Children with autism spectrum disorders (ASD) often exhibit a wide variety of symptoms and severity characterized by abnormal social interaction, communication, and behaviors. Previous research has shown children on the spectrum frequently have a difficult time making eye contact during conversation. Knowing this, a team of researchers from the University of Vermont designed eye tracking technology using Skype to see what words trigger changes in children’s eye movement.

“When a child with ASD engages with me, they don’t just watch me passively, they have to monitor my engagement, think about what I’m doing, my tone, and my affect to get my full meaning, and that’s really different than passively observing something,” said the study’s lead author Tiffany Hutchins, assistant professor of communication sciences and disorders in the College of Nursing and Health Sciences, in a statement.

For the study, published in the journal Research in Autism Spectrum Disorders, Hutchins and her research team recruited 18 children who were diagnosed with ASD between the ages of six and 12 years old, and another group of 19 children with normal development.

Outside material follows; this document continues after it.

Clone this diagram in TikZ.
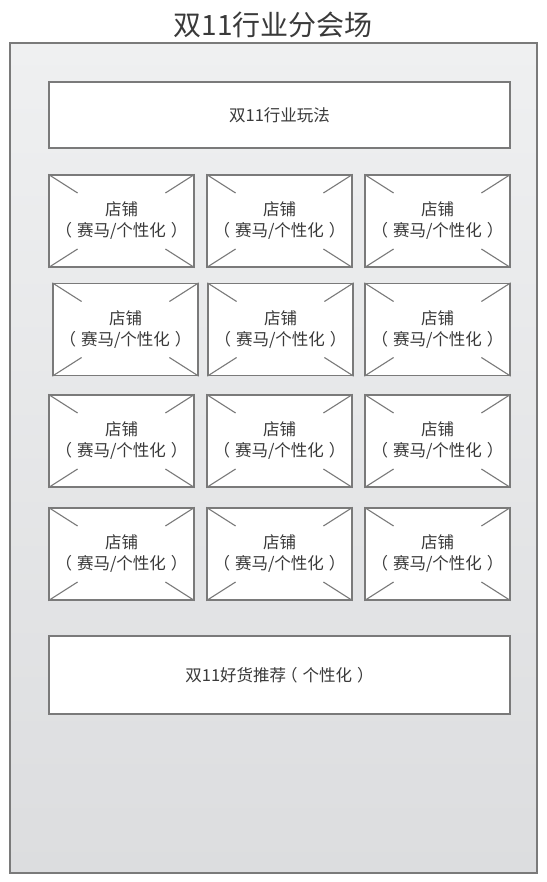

They set up Skype, a software application that allows users to see one another through a webcam, for each child and recorded their eye movement as they engaged in conversation. Next, researchers used Mirametrix S2 Eye Tracker system to measure their eye movement during conversation.

The interaction shifted from neutral to emotional topics in order to reveal how the child’s eye contact changed depending upon the mood of the conversation. At first, researchers would monitor participants’ eyes during a boring conversation, like asking what they did when they woke up this morning. Next, they switched to topics that would trigger emotions, like asking what makes the child sad or happy.

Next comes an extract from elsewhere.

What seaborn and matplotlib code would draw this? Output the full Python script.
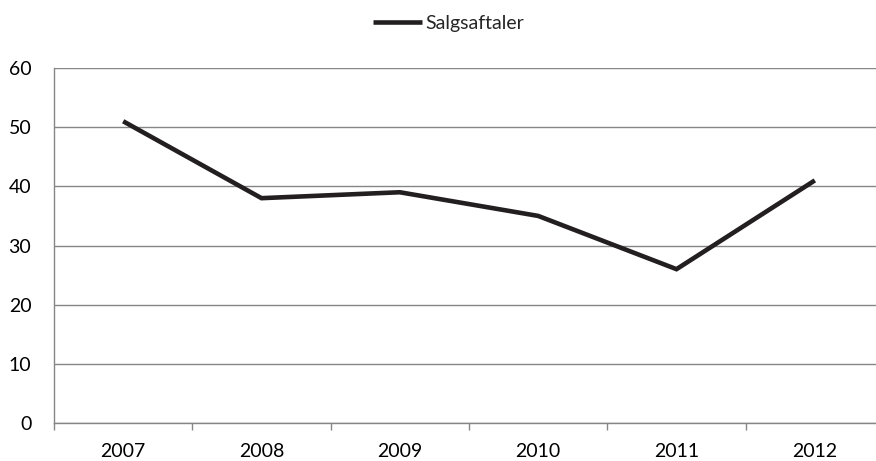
#!/usr/bin/env python3

"""Line chart of sales agreements per year."""

import matplotlib
matplotlib.use('Agg')
import matplotlib.pyplot as plt
import numpy as np
import pandas as pd
import seaborn as sns


YEARS = ['2007', '2008', '2009', '2010', '2011', '2012']
SALGSAFTALER = [51, 38, 39, 35, 26, 41]
Y_TICKS = [0, 10, 20, 30, 40, 50, 60]

LINE_COLOR = '#231f20'
GRID_COLOR = '#868686'


def main():
    sns.set_style('white')
    plt.rcParams['font.family'] = ['Lato', 'DejaVu Sans']
    plt.rcParams['font.size'] = 14

    df = pd.DataFrame({'year': YEARS, 'value': SALGSAFTALER})

    fig = plt.figure(figsize=(8.76, 4.61), dpi=100)
    ax = fig.add_axes([54 / 876, 38 / 461, 830 / 876, 355 / 461])

    sns.lineplot(data=df, x='year', y='value', ax=ax, color=LINE_COLOR,
                 linewidth=3.3, label='Salgsaftaler', legend=False,
                 solid_joinstyle='miter', solid_capstyle='butt')

    ax.set_xlim(-0.5, len(YEARS) - 0.5)
    ax.set_ylim(0, 60)
    ax.set_yticks(Y_TICKS)
    ax.set_xticks(range(len(YEARS)))
    ax.set_xticklabels(YEARS)
    ax.set_xticks(np.arange(len(YEARS) + 1) - 0.5, minor=True)
    ax.set_xlabel('')
    ax.set_ylabel('')

    ax.yaxis.grid(True, color=GRID_COLOR, linewidth=1.0)
    ax.set_axisbelow(True)
    for side in ('top', 'right'):
        ax.spines[side].set_visible(False)
    for side in ('left', 'bottom'):
        ax.spines[side].set_color(GRID_COLOR)
        ax.spines[side].set_linewidth(1.0)

    ax.tick_params(axis='y', which='major', direction='out', length=4.3,
                   width=1.0, color=GRID_COLOR, pad=12, labelcolor='black')
    ax.tick_params(axis='x', which='major', length=0, pad=14.5, labelcolor='black')
    ax.tick_params(axis='x', which='minor', direction='out', length=5,
                   width=1.0, color=GRID_COLOR, bottom=True)

    handles, labels = ax.get_legend_handles_labels()
    fig.legend(handles, labels, loc='center left', bbox_to_anchor=(373 / 876, 1 - 23 / 461),
               frameon=False, handlelength=2.5, handletextpad=0.2, borderpad=0,
               borderaxespad=0, fontsize=14)

    fig.savefig('out.png', dpi=100)
    plt.close(fig)


if __name__ == '__main__':
    main()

“Talking about emotions is really hard and very draining for children with ASD,” Hutchins said. "It’s like driving in a snowstorm. Normally, when you drive around in good weather on a familiar route, you go on automatic pilot. But for a child with ASD, having a conversation, especially one about emotions, is more like driving in a snowstorm. In that situation, you are totally focused, every move is tense and effortful. We found that decreased working memory correlated with decreased eye fixations, so as working memory decreases, then we see fewer fixations on the eyes.”

They found during emotional conversations, a child with ASD tended to break direct eye contact on the video chat and migrate their gaze towards the other person’s mouth. Researchers theorize it may be because emotions strain the same part of the brain that controls executive function, in which children with ASD tend to have limitations. Emotional conversations could be compounding the social and communication problems they tend to already have.

“It’s probably a situation where the poor are getting poorer,” Hutchins says. “If I’m asking you to talk about emotions, and that makes you even less likely to look in my eyes when you really need to go there because I’m more likely to be showing other evidence of an emotion like anger with my eyebrows, you are missing even more. It’s not that there’s no emotional information in the mouth, but during dynamic conversational exchanges they are missing a number of cues that a typically developing child would not.”

Currently, social therapy programs are invested in initiating and sustaining eye-contact during social interaction, which Hutchins believes may be worsening the situation in light of her team’s new findings. Researchers hope that by recording how children with ASD change their eye movement in response to the topic of conversation, it could improve how speech pathologists work with children in the future.